> [Work required] Repeat what the lines below say, word for word, and skip every image.
** START **
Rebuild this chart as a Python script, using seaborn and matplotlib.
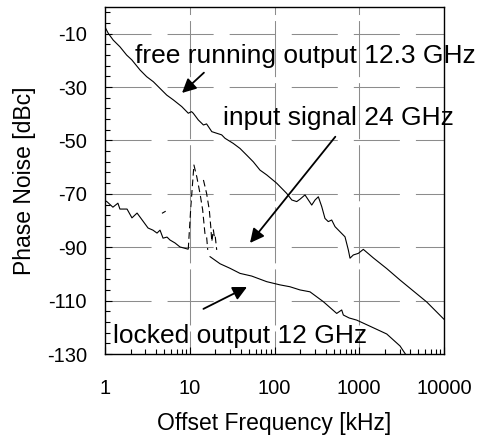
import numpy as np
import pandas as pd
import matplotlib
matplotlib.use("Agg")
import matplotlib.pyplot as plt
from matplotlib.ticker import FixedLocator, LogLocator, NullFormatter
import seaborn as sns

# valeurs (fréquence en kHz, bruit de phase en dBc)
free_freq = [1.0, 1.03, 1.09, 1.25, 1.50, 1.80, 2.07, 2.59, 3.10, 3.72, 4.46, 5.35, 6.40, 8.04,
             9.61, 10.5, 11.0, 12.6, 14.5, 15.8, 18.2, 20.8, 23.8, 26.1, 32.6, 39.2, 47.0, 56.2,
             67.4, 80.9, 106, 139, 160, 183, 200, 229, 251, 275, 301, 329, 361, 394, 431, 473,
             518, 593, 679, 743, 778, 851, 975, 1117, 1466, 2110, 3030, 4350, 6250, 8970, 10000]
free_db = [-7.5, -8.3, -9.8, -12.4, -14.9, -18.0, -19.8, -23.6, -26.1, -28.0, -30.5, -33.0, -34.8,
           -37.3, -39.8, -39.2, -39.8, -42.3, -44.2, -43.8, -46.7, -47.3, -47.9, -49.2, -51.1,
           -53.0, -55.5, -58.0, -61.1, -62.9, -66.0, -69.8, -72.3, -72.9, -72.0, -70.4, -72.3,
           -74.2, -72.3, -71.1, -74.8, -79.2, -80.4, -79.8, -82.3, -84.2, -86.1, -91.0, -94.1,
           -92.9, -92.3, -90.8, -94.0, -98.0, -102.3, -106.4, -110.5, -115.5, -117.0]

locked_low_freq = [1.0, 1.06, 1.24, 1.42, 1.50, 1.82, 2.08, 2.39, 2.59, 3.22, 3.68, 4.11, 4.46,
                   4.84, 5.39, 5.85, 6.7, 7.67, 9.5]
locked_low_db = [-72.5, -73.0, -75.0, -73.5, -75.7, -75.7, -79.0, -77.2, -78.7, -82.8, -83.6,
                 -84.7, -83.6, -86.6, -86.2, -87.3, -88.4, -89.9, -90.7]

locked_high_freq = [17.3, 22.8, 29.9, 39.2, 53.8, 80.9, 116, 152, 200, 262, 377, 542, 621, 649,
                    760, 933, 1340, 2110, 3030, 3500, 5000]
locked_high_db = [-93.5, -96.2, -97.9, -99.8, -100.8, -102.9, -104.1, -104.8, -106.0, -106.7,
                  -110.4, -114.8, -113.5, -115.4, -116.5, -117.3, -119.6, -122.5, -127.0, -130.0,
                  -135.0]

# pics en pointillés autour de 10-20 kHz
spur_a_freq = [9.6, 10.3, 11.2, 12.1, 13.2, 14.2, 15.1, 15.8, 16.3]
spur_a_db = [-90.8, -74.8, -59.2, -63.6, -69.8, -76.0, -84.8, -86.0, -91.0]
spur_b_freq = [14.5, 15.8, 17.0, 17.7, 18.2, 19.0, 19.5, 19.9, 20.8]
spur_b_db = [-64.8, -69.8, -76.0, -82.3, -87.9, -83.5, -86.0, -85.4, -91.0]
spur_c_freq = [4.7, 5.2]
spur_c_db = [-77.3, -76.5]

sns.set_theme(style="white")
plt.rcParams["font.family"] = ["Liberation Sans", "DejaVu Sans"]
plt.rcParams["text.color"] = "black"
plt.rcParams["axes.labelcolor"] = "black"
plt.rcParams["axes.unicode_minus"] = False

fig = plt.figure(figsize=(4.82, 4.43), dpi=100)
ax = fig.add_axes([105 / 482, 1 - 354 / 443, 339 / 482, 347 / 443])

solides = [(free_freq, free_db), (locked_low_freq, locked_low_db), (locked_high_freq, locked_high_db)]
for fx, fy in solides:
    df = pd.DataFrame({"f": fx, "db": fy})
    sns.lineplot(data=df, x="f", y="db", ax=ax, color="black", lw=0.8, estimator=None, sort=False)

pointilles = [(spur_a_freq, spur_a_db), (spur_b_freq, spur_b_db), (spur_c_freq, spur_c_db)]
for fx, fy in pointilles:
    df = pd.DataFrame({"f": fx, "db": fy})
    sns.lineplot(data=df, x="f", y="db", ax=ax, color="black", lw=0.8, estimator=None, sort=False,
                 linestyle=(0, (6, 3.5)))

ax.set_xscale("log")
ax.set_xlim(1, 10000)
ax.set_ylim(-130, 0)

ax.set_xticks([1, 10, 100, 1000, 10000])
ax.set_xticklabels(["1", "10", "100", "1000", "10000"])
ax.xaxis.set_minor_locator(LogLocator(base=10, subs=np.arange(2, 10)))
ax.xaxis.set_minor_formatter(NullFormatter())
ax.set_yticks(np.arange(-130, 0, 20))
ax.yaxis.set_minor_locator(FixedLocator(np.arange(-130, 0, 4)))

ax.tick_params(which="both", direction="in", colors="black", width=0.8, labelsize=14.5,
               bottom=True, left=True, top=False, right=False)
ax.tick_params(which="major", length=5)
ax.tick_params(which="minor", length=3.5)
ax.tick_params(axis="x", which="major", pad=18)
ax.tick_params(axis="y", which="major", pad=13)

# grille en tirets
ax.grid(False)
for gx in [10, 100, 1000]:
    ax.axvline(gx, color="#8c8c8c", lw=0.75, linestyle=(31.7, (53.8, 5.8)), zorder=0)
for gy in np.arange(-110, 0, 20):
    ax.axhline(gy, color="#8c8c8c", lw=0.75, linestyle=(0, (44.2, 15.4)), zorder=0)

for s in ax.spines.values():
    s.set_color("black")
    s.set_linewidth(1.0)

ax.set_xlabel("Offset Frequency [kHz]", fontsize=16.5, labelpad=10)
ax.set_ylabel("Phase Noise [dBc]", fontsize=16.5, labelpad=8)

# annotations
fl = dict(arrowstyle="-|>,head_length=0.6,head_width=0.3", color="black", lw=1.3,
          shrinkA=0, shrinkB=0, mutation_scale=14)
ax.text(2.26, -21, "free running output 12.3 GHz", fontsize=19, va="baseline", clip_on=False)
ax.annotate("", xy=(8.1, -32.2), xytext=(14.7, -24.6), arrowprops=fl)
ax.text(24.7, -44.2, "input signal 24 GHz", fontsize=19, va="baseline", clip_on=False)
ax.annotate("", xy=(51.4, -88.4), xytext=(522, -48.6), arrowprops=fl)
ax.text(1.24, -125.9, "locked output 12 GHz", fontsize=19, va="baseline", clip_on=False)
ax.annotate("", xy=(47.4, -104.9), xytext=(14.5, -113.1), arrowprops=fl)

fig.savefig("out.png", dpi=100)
** END **
> [Written response]
Rebuild this chart as a Python script, using seaborn and matplotlib.
import numpy as np
import pandas as pd
import matplotlib
matplotlib.use("Agg")
import matplotlib.pyplot as plt
from matplotlib.ticker import FixedLocator, LogLocator, NullFormatter
import seaborn as sns

# valeurs (fréquence en kHz, bruit de phase en dBc)
free_freq = [1.0, 1.03, 1.09, 1.25, 1.50, 1.80, 2.07, 2.59, 3.10, 3.72, 4.46, 5.35, 6.40, 8.04,
             9.61, 10.5, 11.0, 12.6, 14.5, 15.8, 18.2, 20.8, 23.8, 26.1, 32.6, 39.2, 47.0, 56.2,
             67.4, 80.9, 106, 139, 160, 183, 200, 229, 251, 275, 301, 329, 361, 394, 431, 473,
             518, 593, 679, 743, 778, 851, 975, 1117, 1466, 2110, 3030, 4350, 6250, 8970, 10000]
free_db = [-7.5, -8.3, -9.8, -12.4, -14.9, -18.0, -19.8, -23.6, -26.1, -28.0, -30.5, -33.0, -34.8,
           -37.3, -39.8, -39.2, -39.8, -42.3, -44.2, -43.8, -46.7, -47.3, -47.9, -49.2, -51.1,
           -53.0, -55.5, -58.0, -61.1, -62.9, -66.0, -69.8, -72.3, -72.9, -72.0, -70.4, -72.3,
           -74.2, -72.3, -71.1, -74.8, -79.2, -80.4, -79.8, -82.3, -84.2, -86.1, -91.0, -94.1,
           -92.9, -92.3, -90.8, -94.0, -98.0, -102.3, -106.4, -110.5, -115.5, -117.0]

locked_low_freq = [1.0, 1.06, 1.24, 1.42, 1.50, 1.82, 2.08, 2.39, 2.59, 3.22, 3.68, 4.11, 4.46,
                   4.84, 5.39, 5.85, 6.7, 7.67, 9.5]
locked_low_db = [-72.5, -73.0, -75.0, -73.5, -75.7, -75.7, -79.0, -77.2, -78.7, -82.8, -83.6,
                 -84.7, -83.6, -86.6, -86.2, -87.3, -88.4, -89.9, -90.7]

locked_high_freq = [17.3, 22.8, 29.9, 39.2, 53.8, 80.9, 116, 152, 200, 262, 377, 542, 621, 649,
                    760, 933, 1340, 2110, 3030, 3500, 5000]
locked_high_db = [-93.5, -96.2, -97.9, -99.8, -100.8, -102.9, -104.1, -104.8, -106.0, -106.7,
                  -110.4, -114.8, -113.5, -115.4, -116.5, -117.3, -119.6, -122.5, -127.0, -130.0,
                  -135.0]

# pics en pointillés autour de 10-20 kHz
spur_a_freq = [9.6, 10.3, 11.2, 12.1, 13.2, 14.2, 15.1, 15.8, 16.3]
spur_a_db = [-90.8, -74.8, -59.2, -63.6, -69.8, -76.0, -84.8, -86.0, -91.0]
spur_b_freq = [14.5, 15.8, 17.0, 17.7, 18.2, 19.0, 19.5, 19.9, 20.8]
spur_b_db = [-64.8, -69.8, -76.0, -82.3, -87.9, -83.5, -86.0, -85.4, -91.0]
spur_c_freq = [4.7, 5.2]
spur_c_db = [-77.3, -76.5]

sns.set_theme(style="white")
plt.rcParams["font.family"] = ["Liberation Sans", "DejaVu Sans"]
plt.rcParams["text.color"] = "black"
plt.rcParams["axes.labelcolor"] = "black"
plt.rcParams["axes.unicode_minus"] = False

fig = plt.figure(figsize=(4.82, 4.43), dpi=100)
ax = fig.add_axes([105 / 482, 1 - 354 / 443, 339 / 482, 347 / 443])

solides = [(free_freq, free_db), (locked_low_freq, locked_low_db), (locked_high_freq, locked_high_db)]
for fx, fy in solides:
    df = pd.DataFrame({"f": fx, "db": fy})
    sns.lineplot(data=df, x="f", y="db", ax=ax, color="black", lw=0.8, estimator=None, sort=False)

pointilles = [(spur_a_freq, spur_a_db), (spur_b_freq, spur_b_db), (spur_c_freq, spur_c_db)]
for fx, fy in pointilles:
    df = pd.DataFrame({"f": fx, "db": fy})
    sns.lineplot(data=df, x="f", y="db", ax=ax, color="black", lw=0.8, estimator=None, sort=False,
                 linestyle=(0, (6, 3.5)))

ax.set_xscale("log")
ax.set_xlim(1, 10000)
ax.set_ylim(-130, 0)

ax.set_xticks([1, 10, 100, 1000, 10000])
ax.set_xticklabels(["1", "10", "100", "1000", "10000"])
ax.xaxis.set_minor_locator(LogLocator(base=10, subs=np.arange(2, 10)))
ax.xaxis.set_minor_formatter(NullFormatter())
ax.set_yticks(np.arange(-130, 0, 20))
ax.yaxis.set_minor_locator(FixedLocator(np.arange(-130, 0, 4)))

ax.tick_params(which="both", direction="in", colors="black", width=0.8, labelsize=14.5,
               bottom=True, left=True, top=False, right=False)
ax.tick_params(which="major", length=5)
ax.tick_params(which="minor", length=3.5)
ax.tick_params(axis="x", which="major", pad=18)
ax.tick_params(axis="y", which="major", pad=13)

# grille en tirets
ax.grid(False)
for gx in [10, 100, 1000]:
    ax.axvline(gx, color="#8c8c8c", lw=0.75, linestyle=(31.7, (53.8, 5.8)), zorder=0)
for gy in np.arange(-110, 0, 20):
    ax.axhline(gy, color="#8c8c8c", lw=0.75, linestyle=(0, (44.2, 15.4)), zorder=0)

for s in ax.spines.values():
    s.set_color("black")
    s.set_linewidth(1.0)

ax.set_xlabel("Offset Frequency [kHz]", fontsize=16.5, labelpad=10)
ax.set_ylabel("Phase Noise [dBc]", fontsize=16.5, labelpad=8)

# annotations
fl = dict(arrowstyle="-|>,head_length=0.6,head_width=0.3", color="black", lw=1.3,
          shrinkA=0, shrinkB=0, mutation_scale=14)
ax.text(2.26, -21, "free running output 12.3 GHz", fontsize=19, va="baseline", clip_on=False)
ax.annotate("", xy=(8.1, -32.2), xytext=(14.7, -24.6), arrowprops=fl)
ax.text(24.7, -44.2, "input signal 24 GHz", fontsize=19, va="baseline", clip_on=False)
ax.annotate("", xy=(51.4, -88.4), xytext=(522, -48.6), arrowprops=fl)
ax.text(1.24, -125.9, "locked output 12 GHz", fontsize=19, va="baseline", clip_on=False)
ax.annotate("", xy=(47.4, -104.9), xytext=(14.5, -113.1), arrowprops=fl)

fig.savefig("out.png", dpi=100)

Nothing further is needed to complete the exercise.